--- BEGIN Data section ---

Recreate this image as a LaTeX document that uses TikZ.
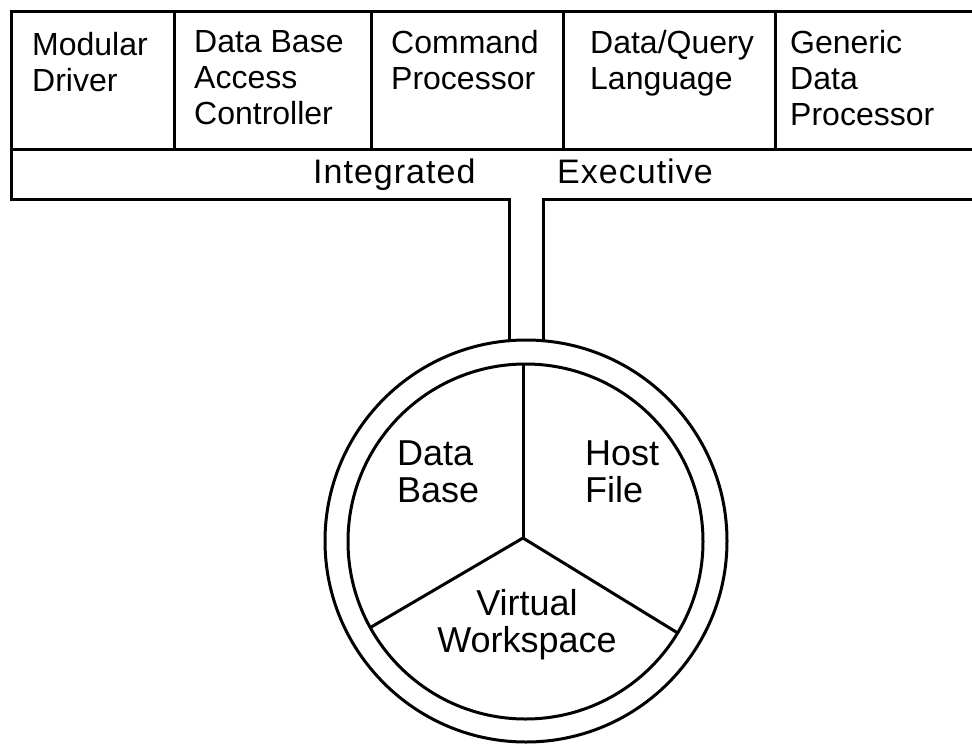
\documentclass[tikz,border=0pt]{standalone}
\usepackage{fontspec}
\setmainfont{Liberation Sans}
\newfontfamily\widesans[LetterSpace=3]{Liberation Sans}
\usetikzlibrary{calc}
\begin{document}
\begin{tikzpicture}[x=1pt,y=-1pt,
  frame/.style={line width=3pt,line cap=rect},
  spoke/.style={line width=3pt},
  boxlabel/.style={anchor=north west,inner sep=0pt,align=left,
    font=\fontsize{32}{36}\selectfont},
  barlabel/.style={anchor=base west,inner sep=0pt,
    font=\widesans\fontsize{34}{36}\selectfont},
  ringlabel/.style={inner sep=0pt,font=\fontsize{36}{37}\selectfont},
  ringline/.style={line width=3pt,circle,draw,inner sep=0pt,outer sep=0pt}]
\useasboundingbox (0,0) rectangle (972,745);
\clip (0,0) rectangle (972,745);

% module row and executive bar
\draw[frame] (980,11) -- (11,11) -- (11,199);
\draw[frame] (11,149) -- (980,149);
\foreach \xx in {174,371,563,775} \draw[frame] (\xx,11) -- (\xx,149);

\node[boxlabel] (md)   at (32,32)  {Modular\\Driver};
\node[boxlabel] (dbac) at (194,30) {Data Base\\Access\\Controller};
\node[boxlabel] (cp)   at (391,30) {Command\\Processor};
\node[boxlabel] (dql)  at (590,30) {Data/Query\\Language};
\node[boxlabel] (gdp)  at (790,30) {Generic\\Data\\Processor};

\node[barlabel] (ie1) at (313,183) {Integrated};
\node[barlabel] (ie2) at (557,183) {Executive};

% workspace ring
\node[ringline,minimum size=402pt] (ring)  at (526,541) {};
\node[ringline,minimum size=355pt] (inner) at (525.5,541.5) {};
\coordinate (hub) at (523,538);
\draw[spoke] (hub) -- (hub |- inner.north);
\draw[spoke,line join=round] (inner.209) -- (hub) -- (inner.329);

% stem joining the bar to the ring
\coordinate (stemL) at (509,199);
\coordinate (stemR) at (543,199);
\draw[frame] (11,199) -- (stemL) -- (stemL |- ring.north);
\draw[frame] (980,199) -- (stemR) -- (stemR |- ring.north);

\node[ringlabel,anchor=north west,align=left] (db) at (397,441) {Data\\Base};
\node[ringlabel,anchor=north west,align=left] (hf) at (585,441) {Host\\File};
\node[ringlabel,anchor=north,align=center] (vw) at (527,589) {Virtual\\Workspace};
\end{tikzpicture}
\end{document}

--- END Data section ---

Exactly as they appear, print the lines of the listing above from its first line through the line that contains "(ie2) at (557,183)", minus the pictures.

Recreate this image as a LaTeX document that uses TikZ.
\documentclass[tikz,border=0pt]{standalone}
\usepackage{fontspec}
\setmainfont{Liberation Sans}
\newfontfamily\widesans[LetterSpace=3]{Liberation Sans}
\usetikzlibrary{calc}
\begin{document}
\begin{tikzpicture}[x=1pt,y=-1pt,
  frame/.style={line width=3pt,line cap=rect},
  spoke/.style={line width=3pt},
  boxlabel/.style={anchor=north west,inner sep=0pt,align=left,
    font=\fontsize{32}{36}\selectfont},
  barlabel/.style={anchor=base west,inner sep=0pt,
    font=\widesans\fontsize{34}{36}\selectfont},
  ringlabel/.style={inner sep=0pt,font=\fontsize{36}{37}\selectfont},
  ringline/.style={line width=3pt,circle,draw,inner sep=0pt,outer sep=0pt}]
\useasboundingbox (0,0) rectangle (972,745);
\clip (0,0) rectangle (972,745);

% module row and executive bar
\draw[frame] (980,11) -- (11,11) -- (11,199);
\draw[frame] (11,149) -- (980,149);
\foreach \xx in {174,371,563,775} \draw[frame] (\xx,11) -- (\xx,149);

\node[boxlabel] (md)   at (32,32)  {Modular\\Driver};
\node[boxlabel] (dbac) at (194,30) {Data Base\\Access\\Controller};
\node[boxlabel] (cp)   at (391,30) {Command\\Processor};
\node[boxlabel] (dql)  at (590,30) {Data/Query\\Language};
\node[boxlabel] (gdp)  at (790,30) {Generic\\Data\\Processor};

\node[barlabel] (ie1) at (313,183) {Integrated};
\node[barlabel] (ie2) at (557,183) {Executive};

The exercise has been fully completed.